### GOAL
Only the lines from the start of the data to the line containing "from matplotlib.patches import", both included, should be output, exactly and without pictures.

### SOURCE DATA

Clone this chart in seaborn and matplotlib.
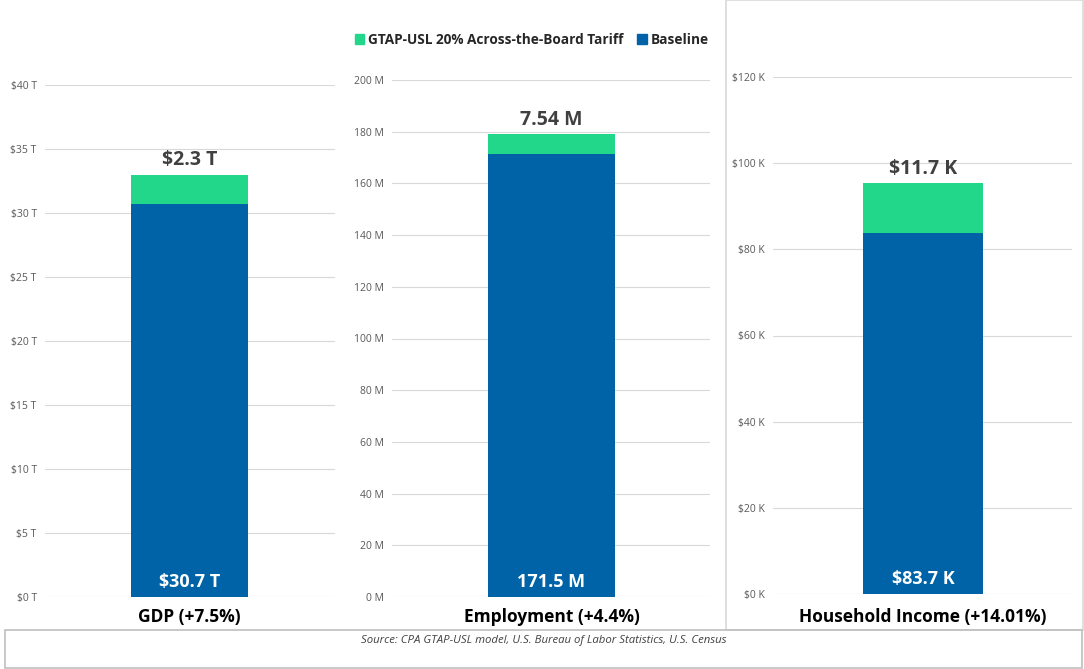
import numpy as np
import pandas as pd
import matplotlib
matplotlib.use("Agg")
import matplotlib.pyplot as plt
import seaborn as sns
from matplotlib.patches import Rectangle, Patch

# ---- data -------------------------------------------------------------
panels = ["GDP (+7.5%)", "Employment (+4.4%)", "Household Income (+14.01%)"]
baseline = [30.7, 171.5, 83.7]
tariff = [2.3, 7.54, 11.7]
top_labels = ["$2.3 T", "7.54 M", "$11.7 K"]
base_labels = ["$30.7 T", "171.5 M", "$83.7 K"]
y_ticks = [np.arange(0, 41, 5), np.arange(0, 201, 20), np.arange(0, 121, 20)]
y_ticklabels = [[f"${v} T" for v in range(0, 41, 5)],
                [f"{v} M" for v in range(0, 201, 20)],
                [f"${v} K" for v in range(0, 121, 20)]]

GREEN = "#22d68a"
BLUE = "#0063a8"
DARK = "#404040"

sns.set_theme(style="white")
plt.rcParams["font.family"] = ["Open Sans", "DejaVu Sans"]

W, H = 1084, 669
fig = plt.figure(figsize=(W / 100, H / 100), dpi=100)

# pixel layout of each panel: (x0, x1, y_zero, y_top_tick, bar_x0, bar_x1)
layout = [(45, 335, 597, 85, 131, 248),
          (392, 710, 597, 80, 488, 615),
          (773, 1072, 594, 77, 863, 983)]

for i, (x0, x1, yz, yt, b0, b1) in enumerate(layout):
    ax = fig.add_axes([x0 / W, (H - yz) / H, (x1 - x0) / W, (yz - yt) / H])
    df = pd.DataFrame({"cat": [panels[i]],
                       "base": [baseline[i]],
                       "total": [baseline[i] + tariff[i]]})
    wfrac = (b1 - b0) / (x1 - x0)
    cfrac = ((b0 + b1) / 2 - x0) / (x1 - x0)
    sns.barplot(data=df, x="cat", y="total", color=GREEN, width=wfrac,
                saturation=1, linewidth=0, ax=ax, zorder=3)
    sns.barplot(data=df, x="cat", y="base", color=BLUE, width=wfrac,
                saturation=1, linewidth=0, ax=ax, zorder=3)
    ax.set_xlim(-cfrac, 1 - cfrac)
    ax.set_ylim(0, y_ticks[i][-1])
    ax.set_yticks(y_ticks[i])
    ax.set_yticklabels(y_ticklabels[i], fontsize=7.5, color="#595959")
    ax.tick_params(axis="y", length=0, pad=6)
    ax.set_xticks([])
    ax.set_xlabel("")
    ax.set_ylabel("")
    ax.grid(axis="y", color="#d9d9d9", lw=0.8, zorder=0)
    ax.set_axisbelow(True)
    for s in ax.spines.values():
        s.set_visible(False)
    ax.patch.set_alpha(0)
    tot = baseline[i] + tariff[i]
    ax.annotate(top_labels[i], (0, tot), xytext=(0, 3), textcoords="offset points",
                ha="center", va="bottom", fontsize=14, fontweight="bold", color=DARK)
    ax.annotate(base_labels[i], (0, 0), xytext=(0, 4), textcoords="offset points",
                ha="center", va="bottom", fontsize=13, fontweight="bold", color="white")
    fig.text(((b0 + b1) / 2) / W, (H - 617) / H, panels[i], ha="center", va="center",
             fontsize=12.5, fontweight="bold", color="black")

# frames
fig.patches.append(Rectangle((726 / W, (H - 630) / H), 357 / W, 630 / H,
                             transform=fig.transFigure, fill=False,
                             edgecolor="#d9d9d9", lw=1.2))
fig.patches.append(Rectangle((5 / W, 1 / H), 1077 / W, 38 / H,
                             transform=fig.transFigure, fill=False,
                             edgecolor="#bfbfbf", lw=1.2))
fig.text(544 / W, (H - 640) / H,
         "Source: CPA GTAP-USL model, U.S. Bureau of Labor Statistics, U.S. Census",
         ha="center", va="center", fontsize=8.2, style="italic", color="#404040")

handles = [Patch(color=GREEN, label="GTAP-USL 20% Across-the-Board Tariff"),
           Patch(color=BLUE, label="Baseline")]
leg = fig.legend(handles=handles, loc="center", bbox_to_anchor=(532 / W, (H - 40) / H),
                 ncol=2, frameon=False, handlelength=0.7, handleheight=0.7,
                 handletextpad=0.3, columnspacing=1.0,
                 prop={"weight": "bold", "size": 9.8})

fig.savefig("out.png", dpi=100)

### RESPONSE BELOW
Clone this chart in seaborn and matplotlib.
import numpy as np
import pandas as pd
import matplotlib
matplotlib.use("Agg")
import matplotlib.pyplot as plt
import seaborn as sns
from matplotlib.patches import Rectangle, Patch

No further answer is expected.